Zweites Beispiel: Vor ungefähr 8 Jahren, habe ich in einem Konfirmandenkurs mitgearbeitet. An der Konfirmation wurde ein Mädchen mitkonfirmiert, die eine geistige Behinderung hatte. Die Gemeinde hat gemeinsam mit den Eltern und der Sonderschule ein kleines Programm für sie erarbeitet, Themen mit denen sie sich auf ihre Art auseinandersetzen konnte. Regelmäßig war sie in der Konfirmandengruppe zu Besuch.

Die Frage, ob sie genug glauben oder verstehen würde für eine Konfirmation kam überhaupt nicht auf. Sie konnte auf ihre Art klar kommunizieren, wie sehr sie sich für Jesus und die Kirche interessierte und dabei sein wollte. Und das konnte sie.

BSP 3, Paul Gerhardt - Legende

Zuletzt eine Legende, die sich um Paul Gerhardt, den berühmten Kirchenlieder-Komponisten rangt. Ob es sich so zugetragen hat, bleibt ungewiss, aber sie hat sich gehalten:

Als Paul Gerhardt, von seinem Predigtamt enthoben, im Jahre 1666 Berlin verlassen musste, kehrte er, ohne zu wissen wohin, in einem Gasthaus ein. Seine Gattin wurde vom Kummer so überwältigt, dass sie sich nicht fassen konnte. Paul Gerhardt redete ihr zu und sagte ihr den Bibelspruch:

„Befiehl dem Herrn deine Wege und hoffe auf ihn, er wird's wohl machen.“ (Psalm 37,5).

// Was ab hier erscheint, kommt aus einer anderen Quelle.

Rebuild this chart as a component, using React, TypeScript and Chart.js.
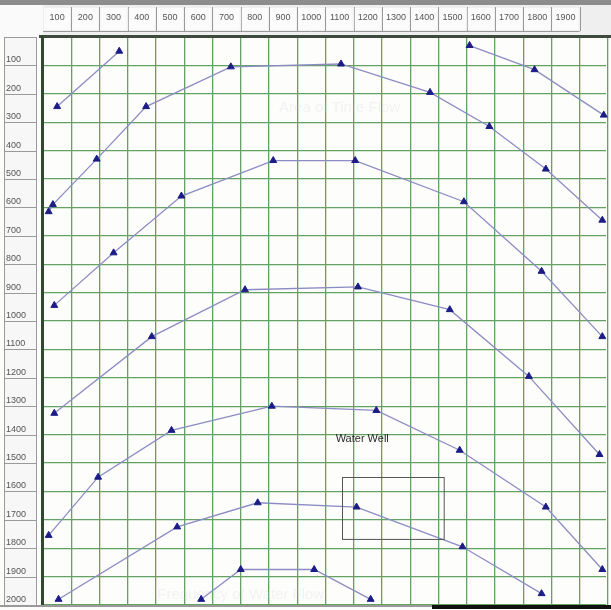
import React, { useEffect, useRef } from "react";
import { Chart, registerables } from "chart.js";

Chart.register(...registerables);

// ---- data (x = horizontal header units, y = vertical header units) ----
const arc1X = [50, 270];
const arc1Y = [245, 50];
const arc2X = [1510, 1740, 1985];
const arc2Y = [30, 115, 275];
const arc3X = [20, 35, 190, 365, 665, 1055, 1370, 1580, 1780, 1980];
const arc3Y = [615, 590, 430, 245, 105, 95, 195, 315, 465, 645];
const arc4X = [40, 250, 490, 815, 1105, 1490, 1765, 1980];
const arc4Y = [945, 760, 560, 435, 435, 580, 825, 1055];
const arc5X = [40, 385, 715, 1115, 1440, 1720, 1970];
const arc5Y = [1325, 1055, 890, 880, 960, 1195, 1470];
const arc6X = [20, 195, 455, 810, 1180, 1475, 1780, 1980];
const arc6Y = [1755, 1550, 1385, 1300, 1315, 1455, 1655, 1875];
const arc7X = [55, 475, 760, 1110, 1485, 1765];
const arc7Y = [1980, 1725, 1640, 1655, 1795, 1960];
const arc8X = [560, 700, 960, 1160];
const arc8Y = [1980, 1875, 1875, 1980];

const seriesX = [arc1X, arc2X, arc3X, arc4X, arc5X, arc6X, arc7X, arc8X];
const seriesY = [arc1Y, arc2Y, arc3Y, arc4Y, arc5Y, arc6Y, arc7Y, arc8Y];

const topHeaderLabels = [
  "100", "200", "300", "400", "500", "600", "700", "800", "900", "1000",
  "1100", "1200", "1300", "1400", "1500", "1600", "1700", "1800", "1900",
];
const leftHeaderLabels = [
  "100", "200", "300", "400", "500", "600", "700", "800", "900", "1000",
  "1100", "1200", "1300", "1400", "1500", "1600", "1700", "1800", "1900", "2000",
];
const gridValues = Array.from({ length: 21 }, (_, i) => i * 100);

const labelText = "Water Well";
const labelAt = { x: 1130, y: 1414 };
const boxFrom = { x: 1058, y: 1550 };
const boxTo = { x: 1418, y: 1768 };
const faintTexts = [
  { text: "Area of Time Flow", x: 1050, y: 250 },
  { text: "Frequency of Water Flow", x: 700, y: 1965 },
];

const decorPlugin = {
  id: "decor",
  beforeDatasetsDraw(chart: any) {
    const ctx = chart.ctx;
    const xs = chart.scales.x;
    const ys = chart.scales.y;
    ctx.save();
    ctx.fillStyle = "rgba(205,205,220,0.22)";
    ctx.font = "15px 'Liberation Sans', Arial, sans-serif";
    ctx.textAlign = "center";
    ctx.textBaseline = "middle";
    for (const f of faintTexts) {
      ctx.fillText(f.text, xs.getPixelForValue(f.x), ys.getPixelForValue(f.y));
    }
    ctx.restore();
  },
  afterDraw(chart: any) {
    const ctx = chart.ctx;
    const xs = chart.scales.x;
    const ys = chart.scales.y;
    const area = chart.chartArea;
    const W = chart.width;
    ctx.save();

    // annotation text and box
    ctx.fillStyle = "#2a2a2a";
    ctx.font = "11px 'Liberation Sans', Arial, sans-serif";
    ctx.textAlign = "center";
    ctx.textBaseline = "middle";
    ctx.fillText(labelText, xs.getPixelForValue(labelAt.x), ys.getPixelForValue(labelAt.y));
    ctx.strokeStyle = "#555";
    ctx.lineWidth = 1;
    const bx1 = xs.getPixelForValue(boxFrom.x);
    const by1 = ys.getPixelForValue(boxFrom.y);
    const bx2 = xs.getPixelForValue(boxTo.x);
    const by2 = ys.getPixelForValue(boxTo.y);
    ctx.strokeRect(Math.round(bx1) + 0.5, Math.round(by1) + 0.5, bx2 - bx1, by2 - by1);

    // top header
    ctx.fillStyle = "#8c8c8c";
    ctx.fillRect(0, 0, W, 5);
    ctx.fillStyle = "#efefef";
    ctx.fillRect(area.left, 5, W - area.left, area.top - 5);
    ctx.fillStyle = "#fafafa";
    ctx.fillRect(0, 5, area.left, area.top - 5);
    ctx.strokeStyle = "#9a9a9a";
    ctx.lineWidth = 1;
    ctx.font = "9px 'Liberation Sans', Arial, sans-serif";
    ctx.textAlign = "center";
    ctx.textBaseline = "middle";
    for (let i = 0; i < topHeaderLabels.length; i++) {
      const l = xs.getPixelForValue(i * 100);
      const r = xs.getPixelForValue((i + 1) * 100);
      ctx.fillStyle = "#fbfbfb";
      ctx.fillRect(l + 1, 8, r - l - 2, 22);
      ctx.beginPath();
      ctx.moveTo(Math.round(r) + 0.5, 7);
      ctx.lineTo(Math.round(r) + 0.5, 31);
      ctx.stroke();
      ctx.fillStyle = "#555";
      ctx.fillText(topHeaderLabels[i], (l + r) / 2, 18);
    }
    ctx.beginPath();
    ctx.moveTo(area.left, 31.5);
    ctx.lineTo(xs.getPixelForValue(topHeaderLabels.length * 100), 31.5);
    ctx.stroke();
    // dark line under header
    ctx.fillStyle = "#3d4a3d";
    ctx.fillRect(area.left - 4, area.top - 2, W - area.left + 4, 3);

    // left header column
    ctx.fillStyle = "#f7f7f7";
    ctx.fillRect(4, area.top, 33, area.bottom - area.top);
    ctx.strokeStyle = "#9a9a9a";
    ctx.strokeRect(4.5, area.top + 0.5, 32, area.bottom - area.top);
    ctx.textAlign = "left";
    ctx.textBaseline = "alphabetic";
    for (let i = 0; i < leftHeaderLabels.length; i++) {
      const b = ys.getPixelForValue((i + 1) * 100);
      ctx.strokeStyle = "#9a9a9a";
      ctx.beginPath();
      ctx.moveTo(4, Math.round(b) + 0.5);
      ctx.lineTo(37, Math.round(b) + 0.5);
      ctx.stroke();
      ctx.fillStyle = "#555";
      ctx.fillText(leftHeaderLabels[i], 6, b - 3);
    }
    // thick left border
    ctx.fillStyle = "#2f4a2f";
    ctx.fillRect(area.left - 2, area.top - 2, 3, area.bottom - area.top + 2);

    // bottom edge
    ctx.fillStyle = "#9a9a9a";
    ctx.fillRect(0, area.bottom, W, 2);
    ctx.fillStyle = "#111";
    ctx.fillRect(432, area.bottom, W - 432, 4);
    ctx.restore();
  },
};

export default function App() {
  const ref = useRef<HTMLCanvasElement | null>(null);
  useEffect(() => {
    if (!ref.current) return;
    const datasets = seriesX.map((xsArr, i) => ({
      data: xsArr.map((x, j) => ({ x, y: seriesY[i][j] })),
      borderColor: "#8c8cc4",
      borderWidth: 1.3,
      pointStyle: "triangle",
      pointRadius: 4,
      pointBackgroundColor: "#1c1c86",
      pointBorderColor: "#1c1c86",
      pointBorderWidth: 1,
      showLine: true,
      tension: 0,
      clip: 2,
    }));
    const chart = new Chart(ref.current, {
      type: "scatter",
      data: { datasets } as any,
      options: {
        animation: false,
        responsive: false,
        devicePixelRatio: 1,
        layout: { padding: { left: 43, top: 37, right: 0, bottom: 3 } },
        plugins: { legend: { display: false }, tooltip: { enabled: false } },
        scales: {
          x: {
            type: "linear",
            position: "top",
            min: 0,
            max: 1993,
            afterBuildTicks: (s: any) => {
              s.ticks = gridValues.map((v) => ({ value: v }));
            },
            ticks: { display: false },
            grid: { drawTicks: false, color: "#64a264", lineWidth: 1.3 },
            border: { display: false },
          },
          y: {
            type: "linear",
            reverse: true,
            min: 0,
            max: 2000,
            afterBuildTicks: (s: any) => {
              s.ticks = gridValues.map((v) => ({ value: v }));
            },
            ticks: { display: false },
            grid: { drawTicks: false, color: "#64a264", lineWidth: 1.3 },
            border: { display: false },
          },
        },
      } as any,
      plugins: [decorPlugin],
    });
    return () => chart.destroy();
  }, []);
  return (
    <div style={{ position: "fixed", left: 0, top: 0, width: 611, height: 610, background: "#fdfdfb" }}>
      <canvas ref={ref} width={611} height={610} style={{ display: "block" }} />
    </div>
  );
}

Dann ging er in den Garten des Hauses und dichtete das bekannte Lied „Befiel du deine Wege...“ Als er es eben seiner bekümmerten Frau vorgelesen hatte, traten zwei Abgeordnete des Herzogs Christian zu Merseburg ins Zimmer und kamen mit Gerhardt ins Gespräch. Sie erzählten ihm den Zweck ihrer Reise. Sie wollten nämlich nach Berlin gehen, um einen gewissen abgesetzten Pastor, namens Gerhardt nach Merseburg einzuladen. Was mögen Paul Gerhardt und seine Frau bei dieser Nachricht empfunden haben? Es traf doch genau ein, was Paul Gerhardt in seinem Lied sich und anderen ins Herz gesagt hatte: „Befiehl dem Herrn deine Wege und hoffe auf ihn. Er wird's wohl machen.“ Von dem Herzog zu Merseburg bekam Gerhardt eine Pension. Dazu kam im Jahre 1669 das Archidiakonat, also die Stellvertretung des Bischofs, zu Lübben in der Niederlausitz.

Die Gewissheit, dass ein kleiner, zaghafter Glaube manchmal völlig ausreicht, und wir auf die Macht Gottes Vertrauen dürfen, unsere Wege ihm befehlen, das wünsche ich uns allen. Amen.

Und der Friede Gottes, der höher ist als alle Vernunft, bewahre eure Herzen und Sinne in Christus Jesus. Amen.